Après avoir passé une heure délicieuse, je craignis d'avoir abusé de sa bonté. Tout le bonheur que je goûte à le voir, à l'entendre cédera toujours à la crainte de la fatiguer. Quand l'intérêt qu'il m'inspire ne m'engageroit pas à veiller tous ses mouvemens, à lui épargner la plus légère contrainte, je les observerois encore par amour-propre; car on m'avoit prévenue qu'il avoit une manière de témoigner sa fatigue que j'aurois toujours soin de prévenir. Il me reconduisit jusqu'à la porte de son cabinet malgré toutes mes instances. Quand j'y fus, je lui dis: Monsieur, je vais faire bientôt un long voyage, donnez-moi, je vous prie, votre bénédiction: je la regarderai comme un plus sûr préservatif contre tous les dangers, que celle de notre Saint Père. Il sourit avec une grâce infinie, appuyé contre la porte de son cabinet, il me regardoit d'un air fin et doux, et paroissoit embarrassé de ce qu'il devoit faire; enfin il me dit: mais je ne puis pas vous bénir de mes trois doigts, j'aime mieux vous passer mes deux bras autour du cou, et il m'a embrassée. Je suis retournée auprès de Madame Denis qui me comble d'honnêtetés.
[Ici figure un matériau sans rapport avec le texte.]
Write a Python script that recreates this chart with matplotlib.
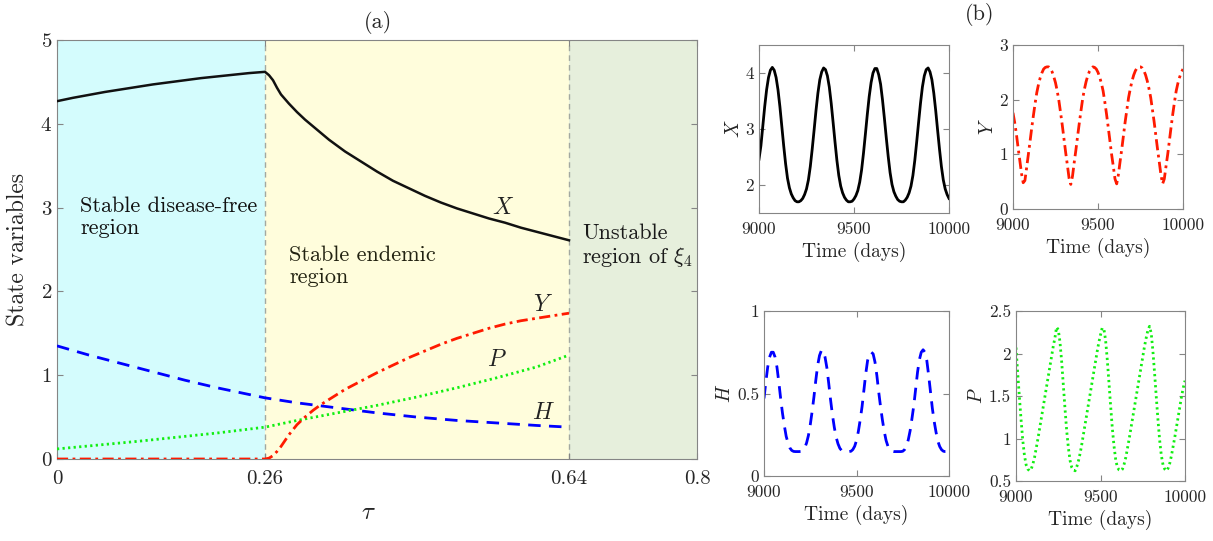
import matplotlib
matplotlib.use("Agg")
import matplotlib.pyplot as plt

plt.rcParams['font.family'] = ['cmr10', 'DejaVu Serif']
plt.rcParams['mathtext.fontset'] = 'cm'
plt.rcParams['axes.formatter.use_mathtext'] = True

# ---------------- data: panel (a) ----------------
tau_X = [0, 0.02, 0.04, 0.06, 0.08, 0.10, 0.12, 0.14, 0.16, 0.18, 0.20, 0.22, 0.24, 0.26,
         0.265, 0.27, 0.275, 0.28, 0.29, 0.30, 0.31, 0.32, 0.33, 0.34, 0.35, 0.36, 0.38,
         0.40, 0.42, 0.44, 0.46, 0.48, 0.50, 0.52, 0.54, 0.56, 0.58, 0.60, 0.62, 0.64]
val_X = [4.27, 4.31, 4.345, 4.38, 4.41, 4.44, 4.47, 4.495, 4.52, 4.545, 4.565, 4.585, 4.605, 4.62,
         4.58, 4.52, 4.43, 4.35, 4.24, 4.14, 4.05, 3.97, 3.89, 3.81, 3.74, 3.67, 3.55,
         3.43, 3.32, 3.23, 3.14, 3.06, 2.99, 2.93, 2.87, 2.82, 2.76, 2.71, 2.66, 2.61]

tau_H = [0, 0.04, 0.08, 0.12, 0.16, 0.20, 0.23, 0.26, 0.30, 0.35, 0.40, 0.45, 0.50, 0.55, 0.60, 0.64]
val_H = [1.35, 1.24, 1.14, 1.04, 0.94, 0.85, 0.79, 0.73, 0.67, 0.61, 0.55, 0.50, 0.46, 0.43, 0.40, 0.38]

tau_P = [0, 0.10, 0.20, 0.26, 0.30, 0.35, 0.40, 0.45, 0.50, 0.55, 0.60, 0.64]
val_P = [0.12, 0.21, 0.31, 0.38, 0.46, 0.55, 0.64, 0.74, 0.85, 0.97, 1.10, 1.24]

tau_Y = [0, 0.26, 0.265, 0.27, 0.275, 0.28, 0.285, 0.29, 0.295, 0.30, 0.31, 0.32, 0.33, 0.34,
         0.35, 0.36, 0.38, 0.40, 0.42, 0.44, 0.46, 0.48, 0.50, 0.52, 0.54, 0.56, 0.58, 0.60, 0.62, 0.64]
val_Y = [0, 0, 0.01, 0.04, 0.09, 0.15, 0.22, 0.29, 0.35, 0.41, 0.50, 0.58, 0.65, 0.71,
         0.77, 0.83, 0.93, 1.03, 1.12, 1.21, 1.29, 1.37, 1.44, 1.50, 1.56, 1.61, 1.65, 1.68, 1.71, 1.74]

tau_bounds = [0, 0.26, 0.64, 0.8]
main_xticklabels = ['0', '0.26', '0.64', '0.8']
region_texts = ['Stable disease-free\nregion', 'Stable endemic\nregion', 'Unstable\nregion of $\\xi_4$']

# ---------------- data: panel (b) ----------------
days = list(range(9000, 10001, 10))
ts_X = [2.46, 2.70, 3.05, 3.40, 3.70, 3.92, 4.05, 4.10, 4.05, 3.92,
        3.70, 3.40, 3.05, 2.70, 2.38, 2.12, 1.95, 1.84, 1.77, 1.72,
        1.70, 1.70, 1.72, 1.76, 1.83, 1.93, 2.09, 2.33, 2.64, 2.98,
        3.33, 3.64, 3.88, 4.02, 4.09, 4.06, 3.95, 3.75, 3.46, 3.12,
        2.77, 2.44, 2.17, 1.98, 1.86, 1.78, 1.73, 1.70, 1.70, 1.71,
        1.75, 1.81, 1.90, 2.05, 2.27, 2.57, 2.91, 3.26, 3.58, 3.83,
        4.00, 4.08, 4.08, 3.97, 3.80, 3.52, 3.19, 2.84, 2.51, 2.22,
        2.01, 1.88, 1.80, 1.74, 1.71, 1.70, 1.70, 1.73, 1.78, 1.86,
        1.98, 2.17, 2.44, 2.77, 3.12, 3.46, 3.75, 3.95, 4.06, 4.09,
        4.02, 3.88, 3.64, 3.33, 2.98, 2.64, 2.33, 2.09, 1.93, 1.83, 1.76]
ts_Y = [1.76, 1.58, 1.37, 1.12, 0.89, 0.65, 0.48, 0.52, 0.75, 0.99,
        1.23, 1.48, 1.71, 1.93, 2.13, 2.28, 2.40, 2.49, 2.56, 2.59,
        2.60, 2.60, 2.57, 2.51, 2.42, 2.31, 2.16, 1.98, 1.76, 1.53,
        1.28, 1.03, 0.80, 0.56, 0.45, 0.60, 0.85, 1.08, 1.33, 1.57,
        1.80, 2.02, 2.19, 2.33, 2.44, 2.52, 2.57, 2.60, 2.59, 2.56,
        2.50, 2.41, 2.30, 2.16, 1.96, 1.74, 1.50, 1.25, 1.00, 0.78,
        0.55, 0.46, 0.63, 0.87, 1.10, 1.35, 1.60, 1.82, 2.04, 2.20,
        2.34, 2.45, 2.53, 2.58, 2.60, 2.60, 2.58, 2.53, 2.45, 2.34,
        2.20, 2.04, 1.82, 1.60, 1.35, 1.10, 0.87, 0.63, 0.46, 0.55,
        0.78, 1.00, 1.25, 1.50, 1.74, 1.96, 2.16, 2.30, 2.41, 2.50, 2.56]
ts_H = [0.47, 0.57, 0.66, 0.72, 0.75, 0.75, 0.72, 0.66, 0.57, 0.47,
        0.38, 0.305, 0.24, 0.20, 0.17, 0.155, 0.149, 0.148, 0.148, 0.148,
        0.149, 0.156, 0.17, 0.20, 0.245, 0.31, 0.39, 0.48, 0.58, 0.67,
        0.73, 0.76, 0.76, 0.72, 0.655, 0.56, 0.46, 0.37, 0.295, 0.235,
        0.195, 0.168, 0.154, 0.149, 0.148, 0.148, 0.148, 0.15, 0.16, 0.18,
        0.215, 0.27, 0.34, 0.42, 0.52, 0.62, 0.70, 0.74, 0.75, 0.74,
        0.69, 0.61, 0.51, 0.42, 0.34, 0.27, 0.215, 0.18, 0.16, 0.15,
        0.148, 0.148, 0.148, 0.148, 0.148, 0.15, 0.16, 0.18, 0.22, 0.275,
        0.35, 0.43, 0.53, 0.63, 0.705, 0.75, 0.765, 0.75, 0.70, 0.61,
        0.51, 0.41, 0.33, 0.265, 0.21, 0.178, 0.159, 0.15, 0.148, 0.148, 0.148]
ts_P = [2.07, 1.77, 1.49, 1.22, 0.98, 0.80, 0.69, 0.64, 0.62, 0.64,
        0.70, 0.78, 0.89, 1.00, 1.12, 1.24, 1.36, 1.48, 1.60, 1.72,
        1.84, 1.96, 2.08, 2.18, 2.31, 2.28, 2.14, 1.91, 1.63, 1.35,
        1.09, 0.89, 0.74, 0.66, 0.63, 0.62, 0.67, 0.74, 0.83, 0.94,
        1.06, 1.18, 1.30, 1.42, 1.54, 1.66, 1.78, 1.90, 2.02, 2.13,
        2.22, 2.30, 2.29, 2.16, 1.93, 1.66, 1.38, 1.12, 0.91, 0.75,
        0.66, 0.63, 0.62, 0.64, 0.70, 0.78, 0.89, 1.00, 1.12, 1.24,
        1.36, 1.48, 1.60, 1.72, 1.84, 1.96, 2.08, 2.18, 2.27, 2.32,
        2.24, 2.03, 1.77, 1.49, 1.22, 0.98, 0.80, 0.69, 0.64, 0.62,
        0.65, 0.71, 0.80, 0.91, 1.02, 1.14, 1.26, 1.38, 1.50, 1.60, 1.68]

time_ticks = [9000, 9500, 10000]

W, H = 1213, 541
fig = plt.figure(figsize=(W / 100, H / 100), dpi=100)

def ax_px(l, t, r, b):
    return fig.add_axes([l / W, 1 - b / H, (r - l) / W, (b - t) / H])

spine_c = '#858585'
txt_c = '#262626'

def style(ax, size):
    for s in ax.spines.values():
        s.set_color(spine_c)
        s.set_linewidth(0.8)
    ax.tick_params(direction='in', length=4, width=0.8, colors=spine_c,
                   labelcolor=txt_c, labelsize=size, top=True, right=True)

# ---------------- panel (a) ----------------
ax = ax_px(57, 40, 697, 459)
fills = ['#d4fcfd', '#fffddc', '#e6efdc']
for i in range(3):
    ax.axvspan(tau_bounds[i], tau_bounds[i + 1], color=fills[i], lw=0, zorder=0)
for xv in tau_bounds[1:3]:
    ax.axvline(xv, color='#a3a8a0', lw=1.0, ls=(0, (4, 3)), zorder=1)

ax.plot(tau_X, val_X, color='#111111', lw=1.8, zorder=3)
ax.plot(tau_H, val_H, color='#0000ff', lw=2.0, ls=(0, (4.5, 3)), zorder=3)
ax.plot(tau_P, val_P, color='#11ee11', lw=2.0, ls=(0, (0.8, 1.2)), zorder=3)
ax.plot(tau_Y, val_Y, color='#ff1a00', lw=2.0, ls=(0, (4, 1.6, 1, 1.6)), zorder=3)

ax.set_xlim(0, 0.8)
ax.set_ylim(0, 5)
ax.set_xticks(tau_bounds)
ax.set_xticklabels(main_xticklabels)
ax.set_yticks([0, 1, 2, 3, 4, 5])
style(ax, 15)
ax.tick_params(axis='x', pad=8)

ax.text(0.0288, 2.88, region_texts[0], fontsize=16, va='center', ha='left', color='#111111', linespacing=1.15)
ax.text(0.29, 2.30, region_texts[1], fontsize=16, va='center', ha='left', color='#222211', linespacing=1.15)
ax.text(0.656, 2.54, region_texts[2], fontsize=16, va='center', ha='left', color='#1a1a1a', linespacing=1.15)

ax.text(0.5575, 3.0, '$X$', fontsize=17, ha='center', va='center', color='#222222')
ax.text(0.6075, 1.84, '$Y$', fontsize=17, ha='center', va='center', color='#222222')
ax.text(0.55, 1.18, '$P$', fontsize=17, ha='center', va='center', color='#222222')
ax.text(0.6075, 0.55, '$H$', fontsize=17, ha='center', va='center', color='#222222')

fig.text(18 / W, 1 - 249 / H, 'State variables', rotation=90, fontsize=17,
         ha='center', va='center', color=txt_c)
fig.text(368 / W, 1 - 513 / H, r'$\tau$', fontsize=18, ha='center', va='center', color=txt_c)
fig.text(378 / W, 1 - 22 / H, '(a)', fontsize=16, ha='center', va='center', color=txt_c)
fig.text(980 / W, 1 - 15 / H, '(b)', fontsize=16, ha='center', va='center', color=txt_c)

# ---------------- panel (b) ----------------
specs = [
    (ax_px(759, 45, 949, 213), ts_X, dict(color='black', ls='-'), (1.5, 4.5), [2, 3, 4], ['2', '3', '4'], '$X$'),
    (ax_px(1013, 45, 1183, 209), ts_Y, dict(color='#ff1a00', ls=(0, (4, 1.6, 1, 1.6))), (0, 3), [0, 1, 2, 3], ['0', '1', '2', '3'], '$Y$'),
    (ax_px(764, 311, 949, 476), ts_H, dict(color='#0000ff', ls=(0, (4.5, 3))), (0, 1), [0, 0.5, 1], ['0', '0.5', '1'], '$H$'),
    (ax_px(1016, 311, 1185, 481), ts_P, dict(color='#11ee11', ls=(0, (0.8, 1.2))), (0.5, 2.5), [0.5, 1, 1.5, 2, 2.5], ['0.5', '1', '1.5', '2', '2.5'], '$P$'),
]
for a, series, st, yl, yt, ytl, lab in specs:
    n = min(len(days), len(series))
    a.plot(days[:n], series[:n], lw=2.0, **st)
    a.set_xlim(9000, 10000)
    a.set_ylim(*yl)
    a.set_xticks(time_ticks)
    a.set_xticklabels([str(t) for t in time_ticks])
    a.set_yticks(yt)
    a.set_yticklabels(ytl)
    style(a, 12.5)
    a.tick_params(axis='x', pad=6)
    a.set_xlabel('Time (days)', fontsize=14, color=txt_c, labelpad=4)
    a.set_ylabel(lab, fontsize=14, color=txt_c, labelpad=2)

fig.savefig('out.png', dpi=100)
Demain je viendrai diner ici et j'y coucherai: j'ai cédé aux instances de Madame Denis, avec d'autant moins de scrupule, qu'on dit que Monsieur de Voltaire n est jamais plus aimable et de meilleure humeur, que lorsqu'il a pris son caffé à la crême. Il ne paroît plus à table et ne dîne plus; il reste couché presque tout le jour, travaille dans son lit jusqu à huit heures; alors il demande à souper; et depuis trois mois, c'est toujours avec des œufs brouillés qu'il soupe: il y a pourtant toujours une bonne volaille toute prête, en cas qu'il en ait la fantaisie. Tous les Villageois qui passent par Ferney y trouvent aussi un diner prêt et une pièce de vingt-quatre sols pour continuer leur route. Adieu, mon ami; je ne vous parle que du grand homme, lui seul peut m'intéresser ici.